I got Pongratz-Leisten’s edited volume the first day, even though I already have two of the articles and two others are early versions of books I own. The other articles looked interesting, and I’ve really enjoyed the volume so far. I hope to review it once I get on the other side of Christmas. Peppard’s book, The Son of God in the Roman World, is a great find, and I got it on the last day for 50% off. I bought the book primarily because I’m interested in the “Son of God” epithet in early Christianity, but it also has discussion in it that is helpful to my thesis, which is a bonus. Miller’s book, Oral Tradition in Ancient Israel, is one I picked up from Wipf & Stock. Having read Ong and a few other articles on orality and literacy, I was interested in seeing what contemporary scholarship had to say on the topic as it bore on early Israel. I haven’t cracked the book yet, but it looks promising. Lastly, I’ve always wanted a JPS Hebrew-English Tanakh, and these were $15 at the little JPS booth.
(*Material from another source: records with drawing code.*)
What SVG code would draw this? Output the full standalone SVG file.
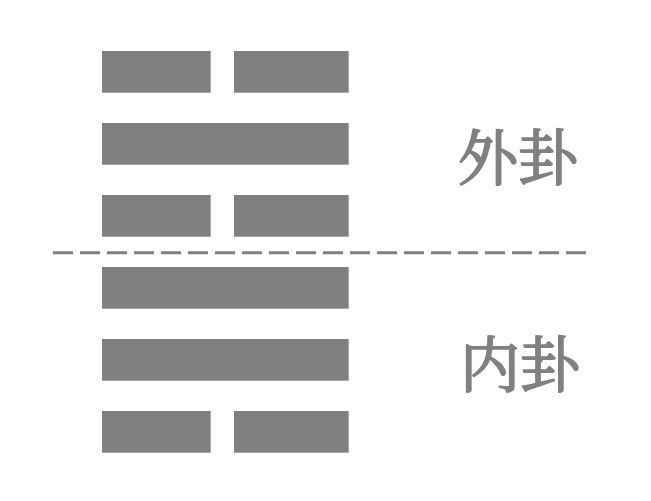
<svg xmlns="http://www.w3.org/2000/svg" width="651" height="501" viewBox="0 0 651 501">
<style>
.bar{fill:#808080}
.lbl{font-family:"Noto Serif CJK SC","Noto Sans CJK SC",serif;font-size:60px;fill:#808080;stroke:#808080;stroke-width:1.8;stroke-linejoin:round;text-anchor:middle}
.div{stroke:#808080;stroke-width:3;stroke-dasharray:20 7;fill:none}
</style>
<rect width="651" height="501" fill="#fff"/>
<g id="line6"><rect class="bar" x="102" y="51" width="108.7" height="41.7"/><rect class="bar" x="234" y="51" width="114.7" height="41.7"/></g>
<g id="line5"><rect class="bar" x="102" y="123" width="246.7" height="41.7"/></g>
<g id="line4"><rect class="bar" x="102" y="195" width="108.7" height="41.7"/><rect class="bar" x="234" y="195" width="114.7" height="41.7"/></g>
<g id="line3"><rect class="bar" x="102" y="267" width="246.7" height="41.7"/></g>
<g id="line2"><rect class="bar" x="102" y="339" width="246.7" height="41.7"/></g>
<g id="line1"><rect class="bar" x="102" y="411" width="108.7" height="41.7"/><rect class="bar" x="234" y="411" width="114.7" height="41.7"/></g>
<g id="connectors"><line class="div" x1="53" y1="252.7" x2="586" y2="252.7"/></g>
<g id="outer"><text class="lbl" x="518" y="180">外卦</text></g>
<g id="inner"><text class="lbl" x="520" y="387">内卦</text></g>
</svg>
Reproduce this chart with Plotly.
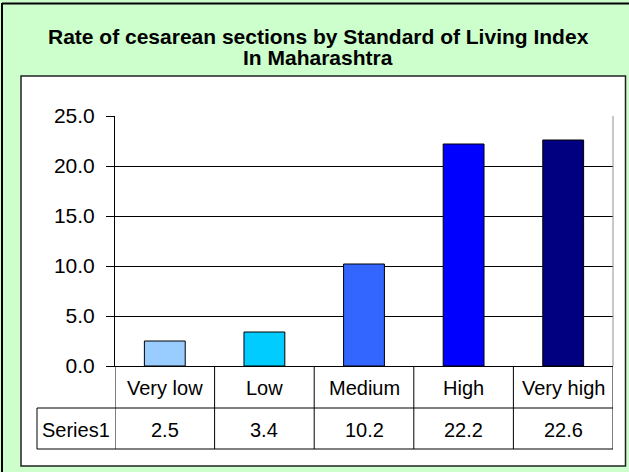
import plotly.graph_objects as go

categories = ["Very low", "Low", "Medium", "High", "Very high"]
values = [2.5, 3.4, 10.2, 22.2, 22.6]
series_name = "Series1"
bar_colors = ["#99CCFF", "#00CCFF", "#3366FF", "#0000FF", "#000080"]
title_lines = ["Rate of cesarean sections by Standard of Living Index", "In Maharashtra"]
y_ticks = [0, 5, 10, 15, 20, 25]

W, H = 629, 472
PL, PR, PT, PB = 115, 613, 116, 366  # plot area in pixels
FONT = "Liberation Sans, Arial, sans-serif"


def px_x(px):
    return (px - PL) / (PR - PL)


def px_y(py):
    return (PB - py) / (PB - PT)


fig = go.Figure(
    go.Bar(
        x=categories,
        y=values,
        width=0.41,
        marker=dict(color=bar_colors, line=dict(color="black", width=1)),
        showlegend=False,
        hoverinfo="skip",
    )
)

shapes = []
# white inner box
shapes.append(dict(type="rect", xref="paper", yref="paper", x0=px_x(21), x1=px_x(625.5), y0=px_y(466), y1=px_y(76),
                   fillcolor="white", line=dict(color="#222", width=1.5), layer="below"))
# outer frame (left and top)
shapes.append(dict(type="line", xref="paper", yref="paper", x0=px_x(2), x1=px_x(2), y0=px_y(3), y1=px_y(472),
                   line=dict(color="black", width=2)))
shapes.append(dict(type="line", xref="paper", yref="paper", x0=px_x(2), x1=px_x(629), y0=px_y(3.5), y1=px_y(3.5),
                   line=dict(color="black", width=2)))
# plot area right edge
shapes.append(dict(type="line", xref="paper", yref="paper", x0=1, x1=1, y0=0, y1=1,
                   line=dict(color="#909090", width=1)))

row1_bot = px_y(408)
row2_bot = px_y(449)
# data table horizontal lines
shapes.append(dict(type="line", xref="paper", yref="paper", x0=px_x(37), x1=1, y0=row1_bot, y1=row1_bot,
                   line=dict(color="black", width=1)))
shapes.append(dict(type="line", xref="paper", yref="paper", x0=px_x(37), x1=1, y0=row2_bot, y1=row2_bot,
                   line=dict(color="black", width=1)))
shapes.append(dict(type="line", xref="paper", yref="paper", x0=px_x(37), x1=px_x(37), y0=row1_bot, y1=row2_bot,
                   line=dict(color="black", width=1)))
# vertical column separators at category boundaries
for i in range(len(categories) + 1):
    shapes.append(dict(type="line", xref="x", yref="paper", x0=i - 0.5, x1=i - 0.5, y0=0, y1=row2_bot,
                       line=dict(color="black", width=1)))

annotations = []
for i, (c, v) in enumerate(zip(categories, values)):
    annotations.append(dict(x=c, xref="x", y=px_y(388), yref="paper", text=c, showarrow=False,
                            xanchor="center", yanchor="middle", font=dict(family=FONT, size=20, color="black")))
    annotations.append(dict(x=c, xref="x", y=px_y(430), yref="paper", text=f"{v:.1f}", showarrow=False,
                            xanchor="center", yanchor="middle", font=dict(family=FONT, size=20, color="black")))
annotations.append(dict(x=px_x(76), xref="paper", y=px_y(430), yref="paper", text=series_name, showarrow=False,
                        xanchor="center", yanchor="middle", font=dict(family=FONT, size=20, color="black")))
annotations.append(dict(x=px_x(318), xref="paper", y=px_y(37), yref="paper", text=f"<b>{title_lines[0]}</b>",
                        showarrow=False, xanchor="center", yanchor="middle",
                        font=dict(family=FONT, size=21, color="black")))
annotations.append(dict(x=px_x(318), xref="paper", y=px_y(57.5), yref="paper", text=f"<b>{title_lines[1]}</b>",
                        showarrow=False, xanchor="center", yanchor="middle",
                        font=dict(family=FONT, size=21, color="black")))

fig.update_layout(
    width=W,
    height=H,
    margin=dict(l=PL, r=W - PR, t=PT, b=H - PB, pad=0),
    paper_bgcolor="#CCFFCC",
    plot_bgcolor="#C0C0C0",
    shapes=shapes,
    annotations=annotations,
    bargap=0.59,
    hovermode=False,
    xaxis=dict(range=[-0.5, 4.5], showticklabels=False, showgrid=False, zeroline=False,
               showline=True, linecolor="black", linewidth=1, ticks="", fixedrange=True),
    yaxis=dict(range=[0, 25], tickvals=y_ticks, tickformat=".1f", showgrid=True, gridcolor="black", gridwidth=1,
               zeroline=False, showline=True, linecolor="black", linewidth=1, ticks="outside", ticklen=8,
               tickcolor="black", ticklabelstandoff=7, fixedrange=True,
               tickfont=dict(family=FONT, size=21, color="black")),
)

fig.write_html("out.html", config={"displayModeBar": False},
               post_script="document.body.style.margin='0px';document.body.style.overflow='hidden';")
I’m going to review an Oxford University Press book I picked up at SBL called The Son of God in the Roman World, and the preface begins with an interesting invitation: Imagine yourself as a first century Jew living somewhere in the Mediterranean and seeking to spread the word of Jesus, the Son of God. How do you write his story? It concludes,
One main problem you have, as a Jew, with portraying God’s “son” is that God does not have a partner. For this reason, among others, your God is unusual in the Roman world. But if the paternal God does not procreate, how do you portray the divine sonship of Jesus? Again, where do you begin? Put yourself in Mark’s shoes—how do you narrate the life of God’s son?
A helpful exercise, but it seems to me to indicate the author imagines his audience to be a little leery of the notion that a Gospel author would appropriate Greco-Roman literary conventions and imagery.